**Directions:** Work out how many lines of the listing hold the string "code", then answer with that number and nothing else.

**Data excerpts:**

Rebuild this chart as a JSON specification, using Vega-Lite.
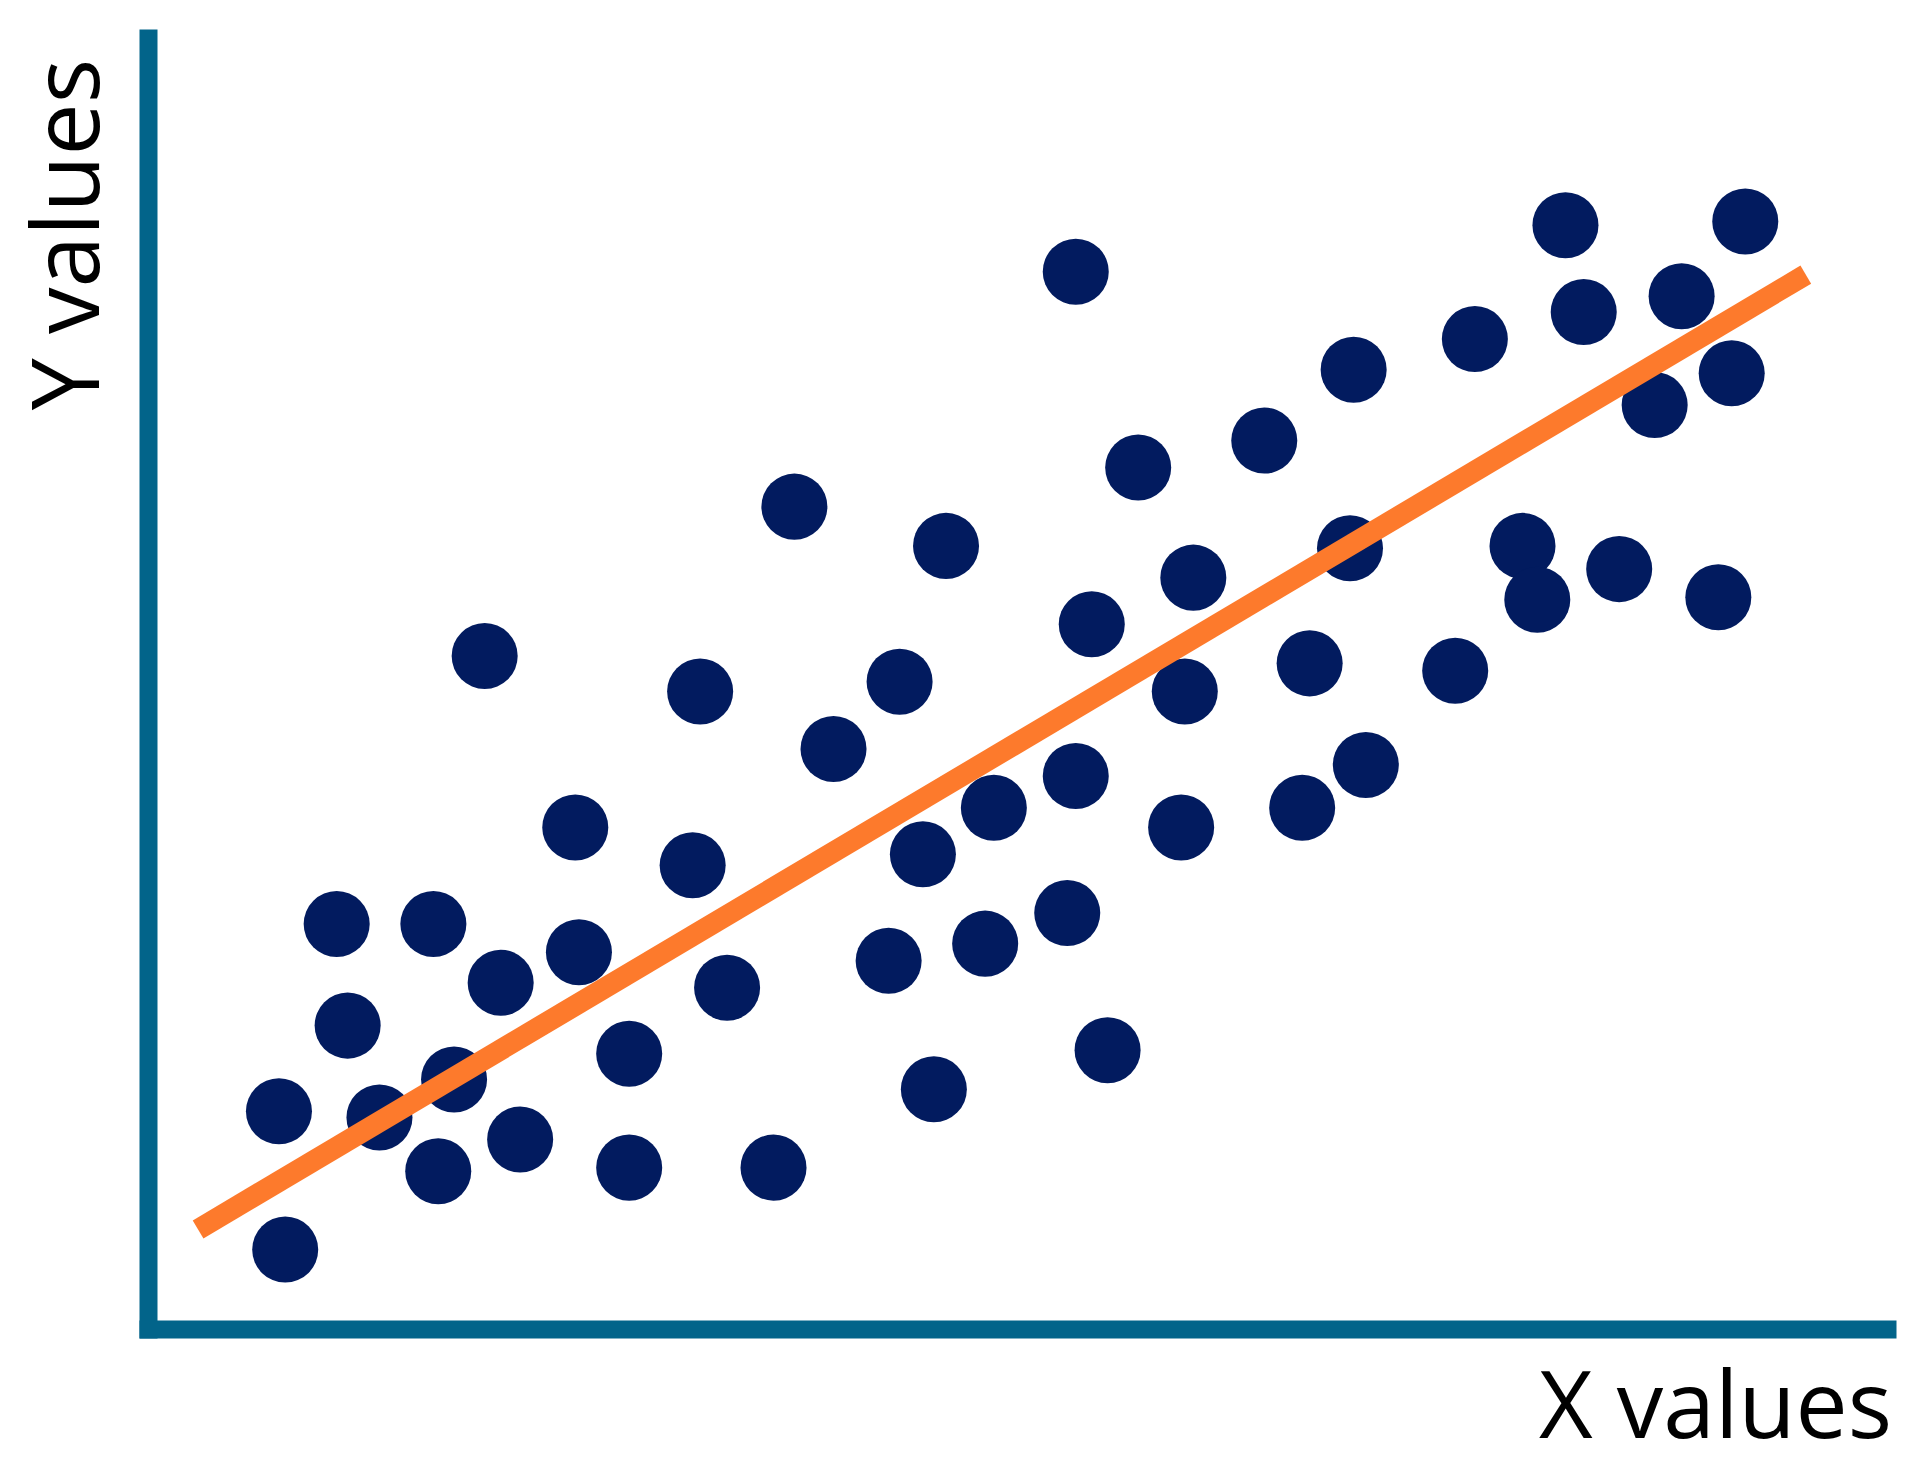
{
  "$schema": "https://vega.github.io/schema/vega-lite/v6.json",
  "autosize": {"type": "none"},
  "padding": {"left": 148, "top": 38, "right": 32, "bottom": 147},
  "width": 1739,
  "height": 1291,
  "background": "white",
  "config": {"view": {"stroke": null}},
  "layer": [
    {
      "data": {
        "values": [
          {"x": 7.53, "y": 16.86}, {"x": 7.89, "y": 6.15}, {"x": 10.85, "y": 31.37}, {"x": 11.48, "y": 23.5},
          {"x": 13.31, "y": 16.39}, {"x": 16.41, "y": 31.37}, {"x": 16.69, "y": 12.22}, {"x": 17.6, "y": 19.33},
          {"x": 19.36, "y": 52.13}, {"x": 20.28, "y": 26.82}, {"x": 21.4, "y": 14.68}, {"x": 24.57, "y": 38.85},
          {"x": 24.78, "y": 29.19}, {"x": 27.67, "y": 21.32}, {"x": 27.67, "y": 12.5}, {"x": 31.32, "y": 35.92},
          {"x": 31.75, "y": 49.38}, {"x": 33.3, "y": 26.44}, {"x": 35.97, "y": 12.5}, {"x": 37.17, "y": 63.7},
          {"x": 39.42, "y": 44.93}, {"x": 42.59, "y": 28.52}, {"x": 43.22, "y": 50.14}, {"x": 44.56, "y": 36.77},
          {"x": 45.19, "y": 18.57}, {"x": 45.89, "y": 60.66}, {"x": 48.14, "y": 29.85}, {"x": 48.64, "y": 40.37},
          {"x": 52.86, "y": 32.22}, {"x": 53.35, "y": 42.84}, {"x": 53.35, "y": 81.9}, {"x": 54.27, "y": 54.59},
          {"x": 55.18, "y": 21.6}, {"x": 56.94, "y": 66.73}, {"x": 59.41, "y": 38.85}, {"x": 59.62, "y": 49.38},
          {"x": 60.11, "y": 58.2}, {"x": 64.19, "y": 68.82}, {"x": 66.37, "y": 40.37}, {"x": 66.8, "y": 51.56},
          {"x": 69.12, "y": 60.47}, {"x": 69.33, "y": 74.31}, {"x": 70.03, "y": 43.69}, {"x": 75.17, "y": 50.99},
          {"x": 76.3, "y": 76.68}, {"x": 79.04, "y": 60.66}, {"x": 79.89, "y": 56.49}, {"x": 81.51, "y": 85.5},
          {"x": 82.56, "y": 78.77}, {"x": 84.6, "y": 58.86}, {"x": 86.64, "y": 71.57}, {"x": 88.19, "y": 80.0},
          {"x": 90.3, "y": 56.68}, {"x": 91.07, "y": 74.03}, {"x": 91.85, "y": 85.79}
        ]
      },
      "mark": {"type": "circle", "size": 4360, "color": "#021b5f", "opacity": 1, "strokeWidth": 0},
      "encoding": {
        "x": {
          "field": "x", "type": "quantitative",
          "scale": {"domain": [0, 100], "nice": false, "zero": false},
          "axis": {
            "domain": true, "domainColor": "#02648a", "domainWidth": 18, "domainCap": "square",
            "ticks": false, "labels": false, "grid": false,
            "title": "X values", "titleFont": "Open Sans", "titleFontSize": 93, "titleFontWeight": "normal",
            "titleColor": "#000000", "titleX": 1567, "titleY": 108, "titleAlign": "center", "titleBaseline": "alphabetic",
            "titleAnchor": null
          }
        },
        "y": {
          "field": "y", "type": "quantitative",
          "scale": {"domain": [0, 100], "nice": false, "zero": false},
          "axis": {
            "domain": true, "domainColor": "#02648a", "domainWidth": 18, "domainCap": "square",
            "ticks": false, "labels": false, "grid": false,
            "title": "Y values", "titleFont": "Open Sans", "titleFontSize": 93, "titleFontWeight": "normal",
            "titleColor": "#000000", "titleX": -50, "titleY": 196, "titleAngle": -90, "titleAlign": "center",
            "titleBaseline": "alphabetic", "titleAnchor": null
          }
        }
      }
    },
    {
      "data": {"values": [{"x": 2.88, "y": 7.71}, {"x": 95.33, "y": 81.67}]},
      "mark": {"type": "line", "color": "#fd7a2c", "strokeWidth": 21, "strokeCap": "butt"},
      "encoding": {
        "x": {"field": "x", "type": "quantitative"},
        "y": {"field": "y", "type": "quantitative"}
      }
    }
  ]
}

...

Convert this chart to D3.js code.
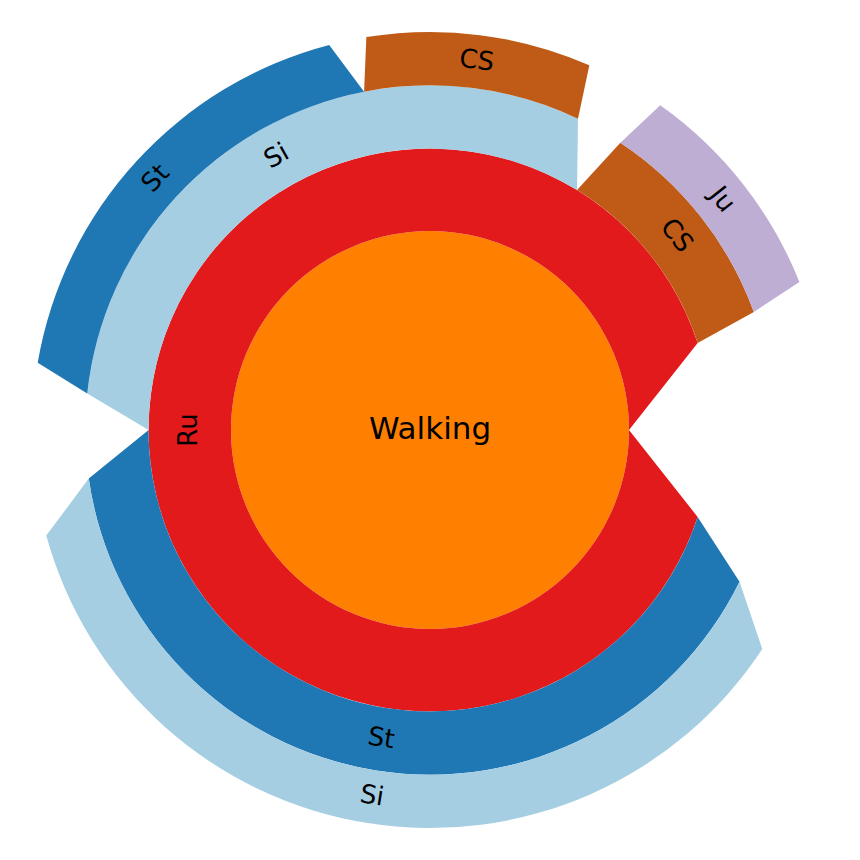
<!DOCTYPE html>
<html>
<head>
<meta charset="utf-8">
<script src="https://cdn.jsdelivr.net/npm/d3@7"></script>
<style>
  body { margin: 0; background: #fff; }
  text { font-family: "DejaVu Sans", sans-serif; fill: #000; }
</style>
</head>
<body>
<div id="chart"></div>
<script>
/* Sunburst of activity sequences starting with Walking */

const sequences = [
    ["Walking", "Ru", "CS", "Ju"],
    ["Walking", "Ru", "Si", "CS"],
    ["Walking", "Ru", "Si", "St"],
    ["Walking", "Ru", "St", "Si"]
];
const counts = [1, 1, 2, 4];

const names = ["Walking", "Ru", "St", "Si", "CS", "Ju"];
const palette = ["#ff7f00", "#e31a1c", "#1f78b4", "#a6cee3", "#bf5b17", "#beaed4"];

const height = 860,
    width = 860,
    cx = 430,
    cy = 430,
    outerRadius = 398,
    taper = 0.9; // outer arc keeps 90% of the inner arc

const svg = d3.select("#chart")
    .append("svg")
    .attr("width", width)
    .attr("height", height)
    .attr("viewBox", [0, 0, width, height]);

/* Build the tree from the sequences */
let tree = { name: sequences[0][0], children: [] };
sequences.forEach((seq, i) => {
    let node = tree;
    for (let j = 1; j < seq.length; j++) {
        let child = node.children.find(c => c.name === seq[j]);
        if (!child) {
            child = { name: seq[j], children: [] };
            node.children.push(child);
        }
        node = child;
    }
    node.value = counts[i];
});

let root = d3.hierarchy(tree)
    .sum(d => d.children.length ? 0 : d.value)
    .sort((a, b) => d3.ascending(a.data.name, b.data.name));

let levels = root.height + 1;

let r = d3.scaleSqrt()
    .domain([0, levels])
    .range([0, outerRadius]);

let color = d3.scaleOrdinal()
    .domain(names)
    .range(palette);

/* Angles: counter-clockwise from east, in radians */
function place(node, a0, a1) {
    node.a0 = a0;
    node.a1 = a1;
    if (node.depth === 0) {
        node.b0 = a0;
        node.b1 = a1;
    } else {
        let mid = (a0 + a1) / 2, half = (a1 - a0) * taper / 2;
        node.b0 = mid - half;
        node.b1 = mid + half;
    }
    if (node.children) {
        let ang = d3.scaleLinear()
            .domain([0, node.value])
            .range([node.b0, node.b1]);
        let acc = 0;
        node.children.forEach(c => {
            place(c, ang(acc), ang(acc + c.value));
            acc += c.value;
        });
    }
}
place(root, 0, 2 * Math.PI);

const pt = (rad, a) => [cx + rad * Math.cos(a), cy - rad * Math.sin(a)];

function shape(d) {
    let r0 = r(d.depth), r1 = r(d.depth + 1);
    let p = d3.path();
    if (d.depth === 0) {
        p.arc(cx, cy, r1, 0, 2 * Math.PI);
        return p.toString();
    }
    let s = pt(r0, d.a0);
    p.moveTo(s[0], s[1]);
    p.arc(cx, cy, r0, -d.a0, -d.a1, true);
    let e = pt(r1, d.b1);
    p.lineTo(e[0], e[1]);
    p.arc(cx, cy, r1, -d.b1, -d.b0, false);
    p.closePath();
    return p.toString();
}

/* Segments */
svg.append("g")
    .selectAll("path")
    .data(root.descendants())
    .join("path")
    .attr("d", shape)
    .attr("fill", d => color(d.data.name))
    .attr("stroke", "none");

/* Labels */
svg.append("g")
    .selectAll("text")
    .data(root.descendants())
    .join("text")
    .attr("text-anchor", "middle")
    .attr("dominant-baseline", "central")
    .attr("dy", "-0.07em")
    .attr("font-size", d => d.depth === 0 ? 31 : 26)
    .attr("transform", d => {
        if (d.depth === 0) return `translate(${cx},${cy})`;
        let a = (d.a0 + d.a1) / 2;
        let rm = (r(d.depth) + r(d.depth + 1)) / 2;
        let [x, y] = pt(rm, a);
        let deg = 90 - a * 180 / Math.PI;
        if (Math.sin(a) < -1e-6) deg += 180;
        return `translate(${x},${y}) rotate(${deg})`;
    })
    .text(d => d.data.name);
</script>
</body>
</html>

...

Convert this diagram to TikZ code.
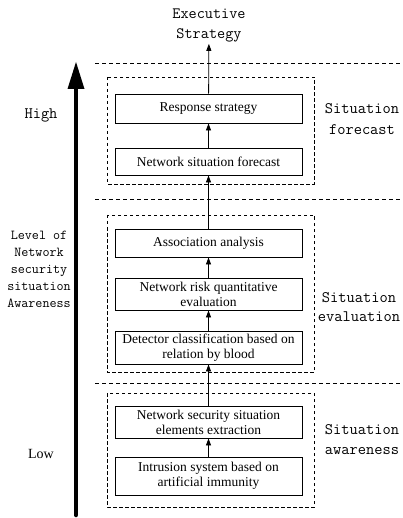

**Final answer:** 2